**To be done**: Leave the pictures out and transcribe every record exactly.

**Records contained in a dataset**:
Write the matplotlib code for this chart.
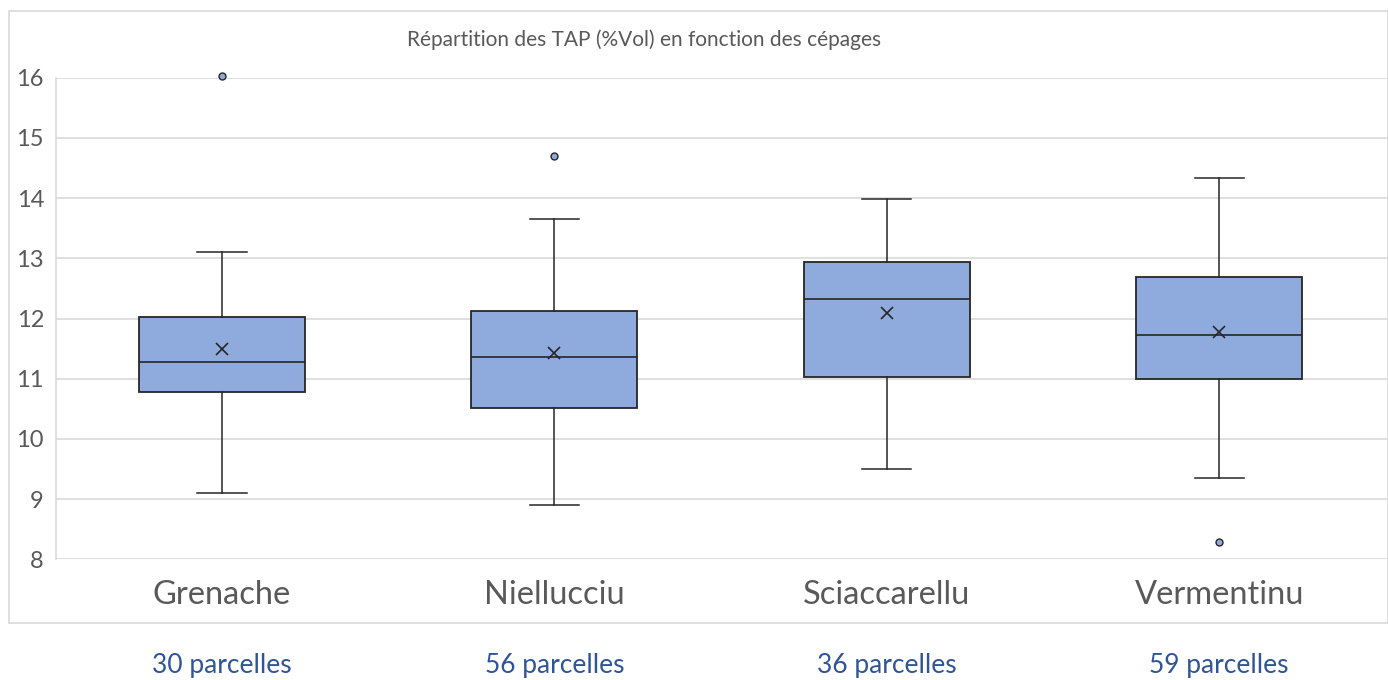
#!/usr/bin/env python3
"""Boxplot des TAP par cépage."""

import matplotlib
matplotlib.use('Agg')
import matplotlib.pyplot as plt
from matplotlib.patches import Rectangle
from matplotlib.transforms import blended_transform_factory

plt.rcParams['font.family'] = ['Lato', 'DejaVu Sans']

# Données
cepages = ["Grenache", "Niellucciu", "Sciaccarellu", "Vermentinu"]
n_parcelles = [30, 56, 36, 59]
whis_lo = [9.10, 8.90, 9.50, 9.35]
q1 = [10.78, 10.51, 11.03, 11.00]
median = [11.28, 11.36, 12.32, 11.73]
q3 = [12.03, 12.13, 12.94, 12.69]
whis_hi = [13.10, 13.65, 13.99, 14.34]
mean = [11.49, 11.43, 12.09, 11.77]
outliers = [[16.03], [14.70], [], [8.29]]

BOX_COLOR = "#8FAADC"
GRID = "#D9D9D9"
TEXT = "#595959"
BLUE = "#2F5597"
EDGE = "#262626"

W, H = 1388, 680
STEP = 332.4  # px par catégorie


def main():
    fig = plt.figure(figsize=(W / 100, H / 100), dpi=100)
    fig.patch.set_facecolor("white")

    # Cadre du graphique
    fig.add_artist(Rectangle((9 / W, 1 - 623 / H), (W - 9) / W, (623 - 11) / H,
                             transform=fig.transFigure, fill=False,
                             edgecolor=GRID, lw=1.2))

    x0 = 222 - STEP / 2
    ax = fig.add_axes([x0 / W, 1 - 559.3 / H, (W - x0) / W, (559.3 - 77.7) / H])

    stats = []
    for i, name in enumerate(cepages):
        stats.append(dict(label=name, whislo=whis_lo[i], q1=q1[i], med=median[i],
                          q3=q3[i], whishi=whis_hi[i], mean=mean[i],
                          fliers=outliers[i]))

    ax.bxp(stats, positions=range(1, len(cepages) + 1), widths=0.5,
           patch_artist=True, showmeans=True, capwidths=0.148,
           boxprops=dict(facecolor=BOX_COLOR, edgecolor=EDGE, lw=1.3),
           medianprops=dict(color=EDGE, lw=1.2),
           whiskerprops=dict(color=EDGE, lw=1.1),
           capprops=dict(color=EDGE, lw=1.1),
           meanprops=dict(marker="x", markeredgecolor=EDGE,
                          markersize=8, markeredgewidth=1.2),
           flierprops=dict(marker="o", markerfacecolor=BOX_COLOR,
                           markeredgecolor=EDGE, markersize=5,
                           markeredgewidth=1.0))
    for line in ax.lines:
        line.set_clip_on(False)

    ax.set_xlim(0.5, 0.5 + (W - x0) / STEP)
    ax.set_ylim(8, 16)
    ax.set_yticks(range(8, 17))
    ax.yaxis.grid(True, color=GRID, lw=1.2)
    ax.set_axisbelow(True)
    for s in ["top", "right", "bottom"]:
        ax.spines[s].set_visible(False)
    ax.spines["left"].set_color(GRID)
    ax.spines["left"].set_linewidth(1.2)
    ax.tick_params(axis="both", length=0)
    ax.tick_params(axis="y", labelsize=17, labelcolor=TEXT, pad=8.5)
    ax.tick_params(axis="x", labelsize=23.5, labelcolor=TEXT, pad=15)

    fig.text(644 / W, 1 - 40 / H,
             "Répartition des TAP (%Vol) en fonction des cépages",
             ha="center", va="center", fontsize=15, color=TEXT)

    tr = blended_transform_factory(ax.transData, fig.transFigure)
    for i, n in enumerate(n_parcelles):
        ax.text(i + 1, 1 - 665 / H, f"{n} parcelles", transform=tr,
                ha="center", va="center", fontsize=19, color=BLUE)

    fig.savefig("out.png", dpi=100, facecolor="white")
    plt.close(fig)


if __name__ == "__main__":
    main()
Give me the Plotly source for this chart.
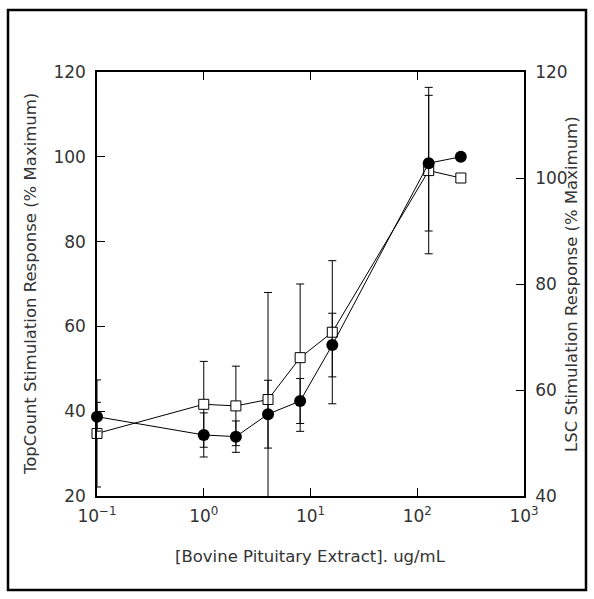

**Answer to the exercise**:
Write the matplotlib code for this chart.
#!/usr/bin/env python3
"""Boxplot des TAP par cépage."""

import matplotlib
matplotlib.use('Agg')
import matplotlib.pyplot as plt
from matplotlib.patches import Rectangle
from matplotlib.transforms import blended_transform_factory

plt.rcParams['font.family'] = ['Lato', 'DejaVu Sans']

# Données
cepages = ["Grenache", "Niellucciu", "Sciaccarellu", "Vermentinu"]
n_parcelles = [30, 56, 36, 59]
whis_lo = [9.10, 8.90, 9.50, 9.35]
q1 = [10.78, 10.51, 11.03, 11.00]
median = [11.28, 11.36, 12.32, 11.73]
q3 = [12.03, 12.13, 12.94, 12.69]
whis_hi = [13.10, 13.65, 13.99, 14.34]
mean = [11.49, 11.43, 12.09, 11.77]
outliers = [[16.03], [14.70], [], [8.29]]

BOX_COLOR = "#8FAADC"
GRID = "#D9D9D9"
TEXT = "#595959"
BLUE = "#2F5597"
EDGE = "#262626"

W, H = 1388, 680
STEP = 332.4  # px par catégorie


def main():
    fig = plt.figure(figsize=(W / 100, H / 100), dpi=100)
    fig.patch.set_facecolor("white")

    # Cadre du graphique
    fig.add_artist(Rectangle((9 / W, 1 - 623 / H), (W - 9) / W, (623 - 11) / H,
                             transform=fig.transFigure, fill=False,
                             edgecolor=GRID, lw=1.2))

    x0 = 222 - STEP / 2
    ax = fig.add_axes([x0 / W, 1 - 559.3 / H, (W - x0) / W, (559.3 - 77.7) / H])

    stats = []
    for i, name in enumerate(cepages):
        stats.append(dict(label=name, whislo=whis_lo[i], q1=q1[i], med=median[i],
                          q3=q3[i], whishi=whis_hi[i], mean=mean[i],
                          fliers=outliers[i]))

    ax.bxp(stats, positions=range(1, len(cepages) + 1), widths=0.5,
           patch_artist=True, showmeans=True, capwidths=0.148,
           boxprops=dict(facecolor=BOX_COLOR, edgecolor=EDGE, lw=1.3),
           medianprops=dict(color=EDGE, lw=1.2),
           whiskerprops=dict(color=EDGE, lw=1.1),
           capprops=dict(color=EDGE, lw=1.1),
           meanprops=dict(marker="x", markeredgecolor=EDGE,
                          markersize=8, markeredgewidth=1.2),
           flierprops=dict(marker="o", markerfacecolor=BOX_COLOR,
                           markeredgecolor=EDGE, markersize=5,
                           markeredgewidth=1.0))
    for line in ax.lines:
        line.set_clip_on(False)

    ax.set_xlim(0.5, 0.5 + (W - x0) / STEP)
    ax.set_ylim(8, 16)
    ax.set_yticks(range(8, 17))
    ax.yaxis.grid(True, color=GRID, lw=1.2)
    ax.set_axisbelow(True)
    for s in ["top", "right", "bottom"]:
        ax.spines[s].set_visible(False)
    ax.spines["left"].set_color(GRID)
    ax.spines["left"].set_linewidth(1.2)
    ax.tick_params(axis="both", length=0)
    ax.tick_params(axis="y", labelsize=17, labelcolor=TEXT, pad=8.5)
    ax.tick_params(axis="x", labelsize=23.5, labelcolor=TEXT, pad=15)

    fig.text(644 / W, 1 - 40 / H,
             "Répartition des TAP (%Vol) en fonction des cépages",
             ha="center", va="center", fontsize=15, color=TEXT)

    tr = blended_transform_factory(ax.transData, fig.transFigure)
    for i, n in enumerate(n_parcelles):
        ax.text(i + 1, 1 - 665 / H, f"{n} parcelles", transform=tr,
                ha="center", va="center", fontsize=19, color=BLUE)

    fig.savefig("out.png", dpi=100, facecolor="white")
    plt.close(fig)


if __name__ == "__main__":
    main()
Give me the Plotly source for this chart.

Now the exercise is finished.